吸血鬼ゴケミドロ(1968年製作の映画)
3.7
 1968年。終始ニコニコしながら観てしまった。俺は人間たちが醜悪に揉め続けて破滅する話が好きなんだ。様々な乗客のいる航空機、空は狂ったように赤く、鳥が窓ガラスに激突して「自死」を選ぶ不穏の最中、飛行物体が接近し計器が壊れた航空機は不時着する。生き残った者たちに迫る怪生物、その正体は……
 副機長とCAを除いた7人ほどは極限状態でおかしくなったり他人を足蹴にしたり元からおかしかったりして人間関係トラブル続き、これはもちろん人間社会・世界の露悪的な縮図であり、政治とか戦争とか、人間関係のいやらしさとかシステムへの生贄とか、そういうのがさほど説教臭くない形でキューッと注射されている。戦争で夫を亡くした寡婦も他人を楯にする。サバイバらなければならないのに要らぬケンカしたりする。
 いやぁ世も末だなぁ、人類は滅ぶべきだなぁ、と思っているとUFOと宇宙生物がやってきて人をとって喰う(生き血をすする)ので、なんというか必然、あぁもうこりゃあちょうどよかった、どんどんやってくださいな、なんてな気分になる。殊に政治家&大企業の重役コンビの醜悪さたるや素晴らしく、やることなすことのドブカスぶりに「やっぱりこうでなくっちゃね!」と穏やかな気持ちになった。
 SF要素はそりゃあ55年前の映画なので古い。
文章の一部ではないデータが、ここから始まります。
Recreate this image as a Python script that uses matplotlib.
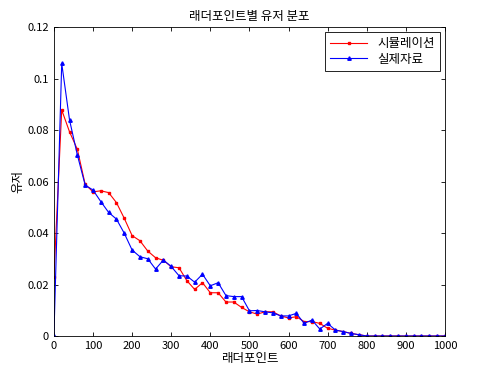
import numpy as np
import matplotlib
matplotlib.use("Agg")
import matplotlib.pyplot as plt

plt.rcParams['font.family'] = ['Noto Sans CJK KR', 'DejaVu Sans']

# ladder points, step 20
points = list(range(0, 1001, 20))

sim_users = [0.023, 0.0878, 0.0793, 0.0725, 0.0589, 0.056, 0.0564, 0.0557, 0.0518, 0.0457,
             0.039, 0.037, 0.033, 0.0304, 0.0294, 0.0269, 0.0265, 0.0215, 0.0181, 0.0207,
             0.0168, 0.0168, 0.0132, 0.0132, 0.0111, 0.0094, 0.0085, 0.0094, 0.0094, 0.0078,
             0.007, 0.0075, 0.0056, 0.0056, 0.0049, 0.003, 0.0023, 0.0017, 0.001, 0.0005,
             0, 0, 0, 0, 0, 0, 0, 0, 0, 0, 0]

real_users = [0.0, 0.1059, 0.0839, 0.0703, 0.0586, 0.0567, 0.0522, 0.048, 0.0454, 0.0399,
              0.0334, 0.0308, 0.030, 0.026, 0.0295, 0.027, 0.0234, 0.0233, 0.0209, 0.024,
              0.0195, 0.0207, 0.0157, 0.0153, 0.0153, 0.0098, 0.0099, 0.0094, 0.009, 0.0078,
              0.0078, 0.0088, 0.0049, 0.0062, 0.0027, 0.0049, 0.0023, 0.0017, 0.001, 0.0005,
              0, 0, 0, 0, 0, 0, 0, 0, 0, 0, 0]

fig = plt.figure(figsize=(4.9, 3.74), dpi=100)
ax = fig.add_axes([0.110, 0.1016, 0.798, 0.826])

ax.plot(points, sim_users, color='#ff0000', marker='s', markersize=2, linewidth=0.8,
        label='시뮬레이션')
ax.plot(points, real_users, color='#0000ff', marker='^', markersize=2.5, linewidth=0.8,
        label='실제자료')

ax.set_xlim(0, 1000)
ax.set_ylim(0, 0.12)
ax.set_xticks(range(0, 1001, 100))
ax.set_yticks([0, 0.02, 0.04, 0.06, 0.08, 0.1, 0.12])
ax.set_yticklabels(['0', '0.02', '0.04', '0.06', '0.08', '0.1', '0.12'])
ax.tick_params(direction='in', top=True, right=True, labelsize=8, length=3, width=0.6)
for s in ax.spines.values():
    s.set_linewidth(0.6)

ax.set_title('래더포인트별 유저 분포', fontsize=9, pad=5)
ax.set_xlabel('래더포인트', fontsize=9, labelpad=1)
ax.set_ylabel('유저', fontsize=9, labelpad=2)

leg = ax.legend(loc='upper right', fontsize=9, fancybox=False, edgecolor='black',
                framealpha=1, handlelength=3, borderaxespad=0.4, labelspacing=0.2)
leg.get_frame().set_linewidth(0.6)

fig.savefig('out.png', dpi=100)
古いけれども、たとえばUFOへと呼び込まれる後ろ姿の輪郭のボヤけ方、額がピシリと割れる瞬間、宇宙生物の這い方のナマっぽさ、額に入っていったりムリュムリュ出てくる質感、このあたりについては今観ても全然イケる。いちばん厳しいのは特撮なんかよりも宇宙生物の名前が「ゴケミドロ」な点ではないかと思う。ゴケミドロ……
 対宇宙生物のサバイバル展開から終末的風景に入り込む終盤も「そうだよね、こうでなくっちゃ!」という救いのなさであった。ラスト直前のロングショットなんかフルチの『ビヨンド』めいていて感激すらした。そういえば宇宙生物に操られ風に吹かれて崖に立つ女性も同作の長い道路のシーンに似ている。強烈な「赤」が適宜スクリーン全体を支配し、避けられぬ死と破滅で作品を塗り潰す。いいですね。いい映画です。このご時世に観てよかった。